All the data should be repeated exactly. Any image in it is left out.
#### DATA LINES
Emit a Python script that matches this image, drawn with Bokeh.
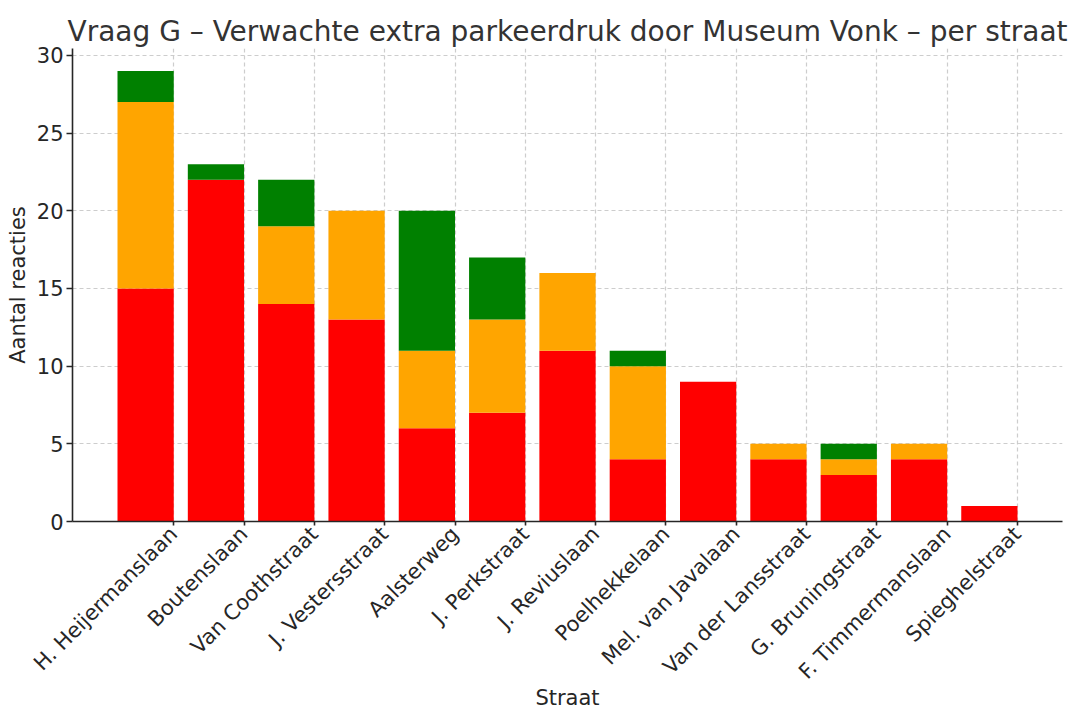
import math
from bokeh.plotting import figure
from bokeh.models import ColumnDataSource, Range1d, FixedTicker
from bokeh.embed import file_html
from bokeh.resources import INLINE

streets = ["H. Heijermanslaan", "Boutenslaan", "Van Coothstraat", "J. Vestersstraat",
           "Aalsterweg", "J. Perkstraat", "J. Reviuslaan", "Poelhekkelaan",
           "Mel. van Javalaan", "Van der Lansstraat", "G. Bruningstraat",
           "F. Timmermanslaan", "Spieghelstraat"]
rood = [15, 22, 14, 13, 6, 7, 11, 4, 9, 4, 3, 4, 1]
oranje = [12, 0, 5, 7, 5, 6, 5, 6, 0, 1, 1, 1, 0]
groen = [2, 1, 3, 0, 9, 4, 0, 1, 0, 0, 1, 0, 0]
y_ticks = [0, 5, 10, 15, 20, 25, 30]

n = len(streets)
ticks = list(range(n))
src = ColumnDataSource(dict(x=[i - 0.4 for i in ticks], rood=rood, oranje=oranje, groen=groen))

totals = [r + o + g for r, o, g in zip(rood, oranje, groen)]
ymax = max(totals) * 1.05

FONT = "DejaVu Sans"
TXT = "#262626"

p = figure(width=1068, height=713, output_backend="svg", toolbar_location=None,
           x_range=Range1d(-1.44, n - 1 + 0.64), y_range=Range1d(0, ymax),
           min_border_left=72, min_border_right=6, min_border_top=48, min_border_bottom=192)

p.vbar_stack(["rood", "oranje", "groen"], x="x", width=0.8, source=src,
             color=["#ff0000", "#ffa500", "#008000"], line_color=None)

p.title.text = "Vraag G \u2013 Verwachte extra parkeerdruk door Museum Vonk \u2013 per straat"
p.title.align = "center"
p.title.text_font = FONT
p.title.text_font_size = "28px"
p.title.text_font_style = "normal"
p.title.text_color = "#333333"
p.title.standoff = 2
p.title.offset = 0

p.outline_line_color = None

p.xaxis.ticker = FixedTicker(ticks=ticks)
p.xaxis.major_label_overrides = {i: s for i, s in enumerate(streets)}
p.xaxis.major_label_orientation = math.pi / 4
p.yaxis.ticker = FixedTicker(ticks=y_ticks)

for ax in (p.xaxis, p.yaxis):
    ax.axis_line_color = "#262626"
    ax.axis_line_width = 1.6
    ax.major_tick_line_color = "#262626"
    ax.major_tick_line_width = 1.6
    ax.major_tick_out = 6
    ax.major_tick_in = 0
    ax.minor_tick_line_color = None
    ax.major_label_text_font = FONT
    ax.major_label_text_font_size = "21px"
    ax.major_label_text_color = TXT
    ax.axis_label_text_font = FONT
    ax.axis_label_text_font_size = "21px"
    ax.axis_label_text_font_style = "normal"
    ax.axis_label_text_color = TXT

p.xaxis.major_tick_out = 4
p.xaxis.axis_label = "Straat"
p.yaxis.axis_label = "Aantal reacties"
p.xaxis.major_label_standoff = 5
p.yaxis.major_label_standoff = 3
p.xaxis.axis_label_standoff = -9
p.yaxis.axis_label_standoff = 4

for g in (p.xgrid, p.ygrid):
    g.grid_line_color = "#c8c8c8"
    g.grid_line_dash = "4 3"
    g.grid_line_width = 1.2
    g.grid_line_alpha = 0.9

open("out.html", "w").write(file_html(p, INLINE))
########
**WRITTEN SOLUTION:**
Emit a Python script that matches this image, drawn with Bokeh.
import math
from bokeh.plotting import figure
from bokeh.models import ColumnDataSource, Range1d, FixedTicker
from bokeh.embed import file_html
from bokeh.resources import INLINE

streets = ["H. Heijermanslaan", "Boutenslaan", "Van Coothstraat", "J. Vestersstraat",
           "Aalsterweg", "J. Perkstraat", "J. Reviuslaan", "Poelhekkelaan",
           "Mel. van Javalaan", "Van der Lansstraat", "G. Bruningstraat",
           "F. Timmermanslaan", "Spieghelstraat"]
rood = [15, 22, 14, 13, 6, 7, 11, 4, 9, 4, 3, 4, 1]
oranje = [12, 0, 5, 7, 5, 6, 5, 6, 0, 1, 1, 1, 0]
groen = [2, 1, 3, 0, 9, 4, 0, 1, 0, 0, 1, 0, 0]
y_ticks = [0, 5, 10, 15, 20, 25, 30]

n = len(streets)
ticks = list(range(n))
src = ColumnDataSource(dict(x=[i - 0.4 for i in ticks], rood=rood, oranje=oranje, groen=groen))

totals = [r + o + g for r, o, g in zip(rood, oranje, groen)]
ymax = max(totals) * 1.05

FONT = "DejaVu Sans"
TXT = "#262626"

p = figure(width=1068, height=713, output_backend="svg", toolbar_location=None,
           x_range=Range1d(-1.44, n - 1 + 0.64), y_range=Range1d(0, ymax),
           min_border_left=72, min_border_right=6, min_border_top=48, min_border_bottom=192)

p.vbar_stack(["rood", "oranje", "groen"], x="x", width=0.8, source=src,
             color=["#ff0000", "#ffa500", "#008000"], line_color=None)

p.title.text = "Vraag G \u2013 Verwachte extra parkeerdruk door Museum Vonk \u2013 per straat"
p.title.align = "center"
p.title.text_font = FONT
p.title.text_font_size = "28px"
p.title.text_font_style = "normal"
p.title.text_color = "#333333"
p.title.standoff = 2
p.title.offset = 0

p.outline_line_color = None

p.xaxis.ticker = FixedTicker(ticks=ticks)
p.xaxis.major_label_overrides = {i: s for i, s in enumerate(streets)}
p.xaxis.major_label_orientation = math.pi / 4
p.yaxis.ticker = FixedTicker(ticks=y_ticks)

for ax in (p.xaxis, p.yaxis):
    ax.axis_line_color = "#262626"
    ax.axis_line_width = 1.6
    ax.major_tick_line_color = "#262626"
    ax.major_tick_line_width = 1.6
    ax.major_tick_out = 6
    ax.major_tick_in = 0
    ax.minor_tick_line_color = None
    ax.major_label_text_font = FONT
    ax.major_label_text_font_size = "21px"
    ax.major_label_text_color = TXT
    ax.axis_label_text_font = FONT
    ax.axis_label_text_font_size = "21px"
    ax.axis_label_text_font_style = "normal"
    ax.axis_label_text_color = TXT

p.xaxis.major_tick_out = 4
p.xaxis.axis_label = "Straat"
p.yaxis.axis_label = "Aantal reacties"
p.xaxis.major_label_standoff = 5
p.yaxis.major_label_standoff = 3
p.xaxis.axis_label_standoff = -9
p.yaxis.axis_label_standoff = 4

for g in (p.xgrid, p.ygrid):
    g.grid_line_color = "#c8c8c8"
    g.grid_line_dash = "4 3"
    g.grid_line_width = 1.2
    g.grid_line_alpha = 0.9

open("out.html", "w").write(file_html(p, INLINE))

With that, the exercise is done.